The second event was also special—a dining and design extravaganza called Dine By Design East. This event, which encompassed both public viewings and a gala evening, selected NSCAD as the benefactor for the event in memory of Amber Harkins, the former creative director at Metro Guide Publishing. NSCAD’s room “Unravelled” was curated by recent NSCAD graduate Heath Simpson and featured the President’s Dinnerware Collection, a set of eight different place settings made by eight prominent NSCAD ceramics alumni. For the gala, NSCAD was paired with the restaurant Gio and chef David Woodley; Gio served “unravelled” versions of comfort food staples—wieners and beans, peanut butter and jam sandwiches, grilled cheese and Neapolitan dessert— as you’ve never tasted them before. Spectacular! The food was served on small ceramic tasting dishes that Heath and friends made especially for the evening.

The Gio chefs are kept busy during the gala evening for Dine by Design East on Thursday, Oct. 3 at the Olympic Community Centre. (Marilyn Smulders Photo)

You will know from previous blog posts that we are still awaiting the final completion of the Affiliation Study. Since I wrote last we have finally come to terms with the consulting firm on the work remaining to be done. The completion date is January 31. The space study is complete and will be reviewed by the Board of Governors at a special meeting to be held in early November.

Also on the planning front, the Strategic Planning Committee under the lead of Vice Chair Julia Rivard Dexter has selected the firm Novita, a very experienced group with loads of experience working in the arts and culture fields, to lead the process. Early planning is underway and you should expect more detailed information on the approach which will be used. Briefly, the approach will contain numerous opportunities for input and advice from our various stakeholder groups as we attempt to fashion our future vision together. All combined, we have a very busy fall planned so stay tuned.
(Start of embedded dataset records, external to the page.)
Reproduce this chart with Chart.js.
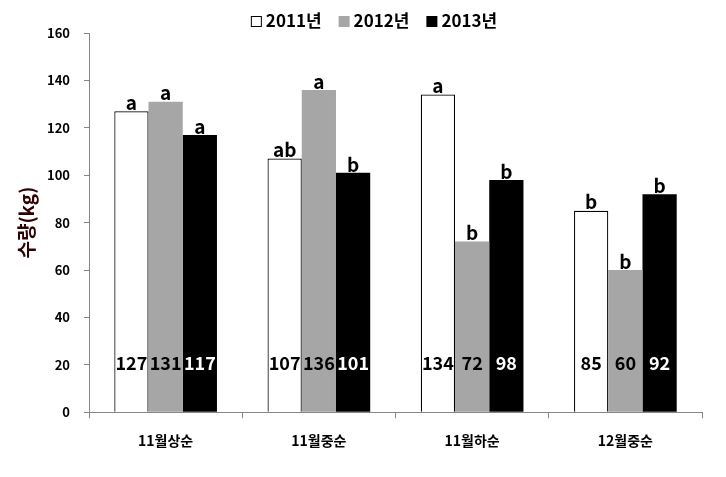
<!DOCTYPE html>
<html>
<head>
<meta charset="utf-8">
<script src="https://cdn.jsdelivr.net/npm/chart.js@4"></script>
<style>
  html, body { margin: 0; padding: 0; background: #fff; }
  #wrap { width: 726px; height: 477px; }
</style>
</head>
<body>
<div id="wrap"><canvas id="harvestChart" width="726" height="477"></canvas></div>
<script>
const categories = ["11월상순", "11월중순", "11월하순", "12월중순"];
const seriesNames = ["2011년", "2012년", "2013년"];
const vals2011 = [127, 107, 134, 85];
const vals2012 = [131, 136, 72, 60];
const vals2013 = [117, 101, 98, 92];
const letters2011 = ["a", "ab", "a", "b"];
const letters2012 = ["a", "a", "b", "b"];
const letters2013 = ["a", "b", "b", "b"];
const yTicks = [0, 20, 40, 60, 80, 100, 120, 140, 160];

const FONT = "'Noto Sans CJK KR', 'Noto Sans', sans-serif";

// draws the value inside each bar near the bottom and the letter above it
const barLabels = {
  id: "barLabels",
  afterDatasetsDraw(chart) {
    const ctx = chart.ctx;
    const yScale = chart.scales.y;
    const letterSets = [letters2011, letters2012, letters2013];
    const textCols = ["#000", "#000", "#fff"];
    chart.data.datasets.forEach((ds, i) => {
      const meta = chart.getDatasetMeta(i);
      meta.data.forEach((bar, j) => {
        ctx.save();
        ctx.textAlign = "center";
        ctx.textBaseline = "middle";
        // value number
        ctx.font = "bold 18px " + FONT;
        ctx.fillStyle = textCols[i];
        ctx.fillText(String(ds.data[j]), bar.x, yScale.getPixelForValue(20.5));
        // significance letter
        ctx.font = "bold 19px " + FONT;
        ctx.fillStyle = "#000";
        ctx.textBaseline = "bottom";
        ctx.fillText(letterSets[i][j], bar.x, bar.y + 1);
        ctx.restore();
      });
    });
  }
};

// legend row on top, drawn by hand so it sits tight above the plot
const topLegend = {
  id: "topLegend",
  afterDraw(chart) {
    const ctx = chart.ctx;
    const box = 11, gapText = 4, gapItem = 17, midY = 21;
    ctx.save();
    ctx.font = "bold 17px " + FONT;
    ctx.textBaseline = "middle";
    ctx.textAlign = "left";
    const items = chart.data.datasets.map(ds => ({ ds, w: ctx.measureText(ds.label).width }));
    let total = 0;
    items.forEach((it, k) => { total += box + gapText + it.w + (k ? gapItem : 0); });
    let x = 374 - total / 2;
    items.forEach(it => {
      ctx.fillStyle = it.ds.backgroundColor;
      ctx.fillRect(x, midY - 5, box, box);
      if (it.ds.borderWidth) {
        ctx.strokeStyle = "#000";
        ctx.lineWidth = 1;
        ctx.strokeRect(x + 0.5, midY - 4.5, box - 1, box - 1);
      }
      ctx.fillStyle = "#000";
      ctx.fillText(it.ds.label, x + box + gapText, midY);
      x += box + gapText + it.w + gapItem;
    });
    ctx.restore();
  }
};

new Chart("harvestChart", {
  type: "bar",
  data: {
    labels: categories,
    datasets: [
      { label: seriesNames[0], data: vals2011, backgroundColor: "#ffffff", borderColor: "#000000", borderWidth: 1.2 },
      { label: seriesNames[1], data: vals2012, backgroundColor: "#a6a6a6", borderWidth: 0 },
      { label: seriesNames[2], data: vals2013, backgroundColor: "#000000", borderWidth: 0 }
    ]
  },
  options: {
    responsive: false,
    animation: false,
    devicePixelRatio: 1,
    layout: { padding: { left: 15, right: 24, top: 33, bottom: 14 } },
    datasets: { bar: { categoryPercentage: 0.67, barPercentage: 1.0 } },
    plugins: {
      legend: { display: false },
      tooltip: { enabled: false }
    },
    scales: {
      x: {
        grid: { display: true, drawOnChartArea: false, offset: true, tickLength: 6, color: "#868686" },
        border: { color: "#868686", width: 1 },
        ticks: { color: "#000", padding: 14, font: { family: FONT, size: 14, weight: "bold" } }
      },
      y: {
        min: 0,
        max: 160,
        afterBuildTicks(axis) { axis.ticks = yTicks.map(v => ({ value: v })); },
        afterFit(axis) { axis.width = 74; },
        grid: { display: true, drawOnChartArea: false, tickLength: 5, color: "#868686" },
        border: { color: "#868686", width: 1 },
        ticks: { color: "#000", padding: 14, font: { family: FONT, size: 13, weight: "bold" } },
        title: {
          display: true,
          text: "수량(kg)",
          color: "#300000",
          padding: { top: 0, bottom: 12 },
          font: { family: FONT, size: 19, weight: "bold" }
        }
      }
    }
  },
  plugins: [barLabels, topLegend]
});
</script>
</body>
</html>
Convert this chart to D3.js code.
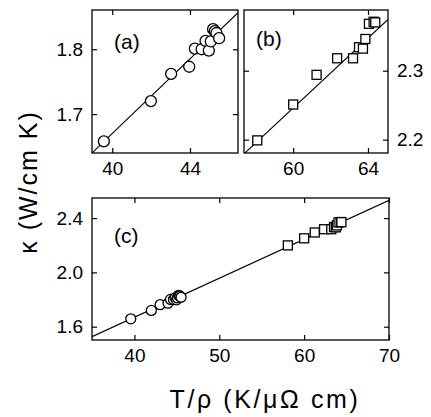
<!DOCTYPE html>
<html>
<head>
<meta charset="utf-8">
<script src="https://d3js.org/d3.v7.min.js"></script>
<style>
  body { margin: 0; background: #fff; }
  text { font-family: "Liberation Sans", Arial, Helvetica, sans-serif; fill: #000; }
</style>
</head>
<body>
<svg id="chart" width="431" height="417"></svg>
<script>
// kappa vs T/rho, circles = sample set (a), squares = sample set (b)
var circleX = [39.57, 41.99, 43.03, 43.96, 44.25, 44.60, 44.80, 44.97, 45.07, 45.19, 45.28, 45.36, 45.50];
var circleY = [1.658, 1.720, 1.762, 1.773, 1.801, 1.800, 1.813, 1.798, 1.812, 1.831, 1.828, 1.825, 1.817];
var squareX = [58.08, 60.00, 61.25, 62.35, 63.20, 63.52, 63.73, 63.86, 64.05, 64.30, 64.39];
var squareY = [2.199, 2.251, 2.294, 2.318, 2.318, 2.334, 2.332, 2.346, 2.368, 2.371, 2.370];
// linear fits [slope, intercept]
var fitA = [0.0288, 0.518];
var fitB = [0.0253, 0.728];
var fitC = [0.0287, 0.522];
// ticks
var ticksAX = [40, 44], ticksAY = [1.7, 1.8];
var ticksBX = [60, 64], ticksBY = [2.2, 2.3];
var ticksCX = [40, 50, 60, 70], ticksCY = [1.6, 2.0, 2.4];
var panelLabels = ["(a)", "(b)", "(c)"];
var xTitle = "T/\u03C1 (K/\u03BC\u03A9 cm)";
var yTitle = "\u03BA (W/cm K)";

var svg = d3.select("#chart");
var tick = 5;

function drawPanel(p) {
  var x = d3.scaleLinear().domain(p.xd).range([p.left, p.right]);
  var y = d3.scaleLinear().domain(p.yd).range([p.bottom, p.top]);
  var g = svg.append("g");

  g.append("clipPath").attr("id", "clip" + p.id)
    .append("rect")
    .attr("x", p.left).attr("y", p.top)
    .attr("width", p.right - p.left).attr("height", p.bottom - p.top);

  // axes, inward ticks on all sides
  var ax = function(axis, tx, ty, labels) {
    var a = g.append("g").attr("transform", "translate(" + tx + "," + ty + ")")
      .call(axis.tickSize(-tick).tickPadding(labels ? 9 : 0)
        .tickFormat(labels ? d3.format(p.fmt[labels]) : ""));
    a.select(".domain").remove();
    a.selectAll("line").attr("stroke", "#000").attr("stroke-width", 1.2);
    a.selectAll("text").style("font-size", "19px").attr("fill", "#000");
    return a;
  };
  ax(d3.axisBottom(x).tickValues(p.tx), 0, p.bottom, "x");
  ax(d3.axisTop(x).tickValues(p.tx), 0, p.top, null);
  ax(d3.axisLeft(y).tickValues(p.ty), p.left, 0, p.ySide == "left" ? "y" : null);
  ax(d3.axisRight(y).tickValues(p.ty), p.right, 0, p.ySide == "right" ? "y" : null);

  var cg = g.append("g").attr("clip-path", "url(#clip" + p.id + ")");

  // fit line
  cg.append("line")
    .attr("x1", x(p.xd[0])).attr("y1", y(p.fit[0] * p.xd[0] + p.fit[1]))
    .attr("x2", x(p.xd[1])).attr("y2", y(p.fit[0] * p.xd[1] + p.fit[1]))
    .attr("stroke", "#000").attr("stroke-width", 1.1);

  var sets = p.sets;
  sets.forEach(function(s) {
    var pts = d3.zip(s.xs, s.ys);
    if (s.shape == "circle") {
      cg.selectAll(null).data(pts).enter().append("circle")
        .attr("cx", function(d) { return x(d[0]); })
        .attr("cy", function(d) { return y(d[1]); })
        .attr("r", s.size)
        .attr("fill", "#fff").attr("stroke", "#000").attr("stroke-width", 1.3);
    } else {
      cg.selectAll(null).data(pts).enter().append("rect")
        .attr("x", function(d) { return x(d[0]) - s.size; })
        .attr("y", function(d) { return y(d[1]) - s.size; })
        .attr("width", s.size * 2).attr("height", s.size * 2)
        .attr("fill", "#fff").attr("stroke", "#000").attr("stroke-width", 1.3);
    }
  });

  g.append("rect")
    .attr("x", p.left).attr("y", p.top)
    .attr("width", p.right - p.left).attr("height", p.bottom - p.top)
    .attr("fill", "none").attr("stroke", "#000").attr("stroke-width", 1.3);

  g.append("text")
    .attr("x", p.left + p.lab[0]).attr("y", p.top + p.lab[1])
    .style("font-size", "21px")
    .text(p.label);
}

drawPanel({
  id: "a", left: 92, right: 238, top: 10, bottom: 153,
  xd: [38.96, 46.47], yd: [1.640, 1.8605],
  tx: ticksAX, ty: ticksAY, fmt: {x: "d", y: ".1f"}, ySide: "left",
  fit: fitA, label: panelLabels[0], lab: [22, 39],
  sets: [{shape: "circle", xs: circleX, ys: circleY, size: 5.5}]
});
drawPanel({
  id: "b", left: 244, right: 388, top: 10, bottom: 153,
  xd: [57.37, 65.07], yd: [2.1807, 2.388],
  tx: ticksBX, ty: ticksBY, fmt: {x: "d", y: ".1f"}, ySide: "right",
  fit: fitB, label: panelLabels[1], lab: [12, 36],
  sets: [{shape: "rect", xs: squareX, ys: squareY, size: 4.5}]
});
drawPanel({
  id: "c", left: 92, right: 389, top: 198, bottom: 340,
  xd: [35, 70], yd: [1.502, 2.548],
  tx: ticksCX, ty: ticksCY, fmt: {x: "d", y: ".1f"}, ySide: "left",
  fit: fitC, label: panelLabels[2], lab: [22, 45],
  sets: [
    {shape: "circle", xs: circleX, ys: circleY, size: 5},
    {shape: "rect", xs: squareX, ys: squareY, size: 4.5}
  ]
});

svg.append("text")
  .attr("x", 265).attr("y", 408)
  .attr("text-anchor", "middle")
  .style("font-size", "25px").style("letter-spacing", "2.6px")
  .text(xTitle);

svg.append("text")
  .attr("transform", "translate(37,182) rotate(-90)")
  .attr("text-anchor", "middle")
  .style("font-size", "25px").style("letter-spacing", "2px")
  .text(yTitle);
</script>
</body>
</html>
On the staffing front I am happy to report that our Academic Dean Dr. Christine Holzer Hunt has returned from sick leave and is easing back to full duties. Welcome back Christine. Jason Blackburn, with the Office of Research Services, remains out on sick leave as does Linda Hutchison, director of University Relations, who only recently became ill. We wish Jason and Linda speedy recoveries.

Finally, we have been advised recently that Fran Cameron, Senior Secretary for Governance will be retiring at the end of October. While her announcement came as a surprise I am sure everyone will join me in wishing Fran, a major player at NSCAD, our very best wishes.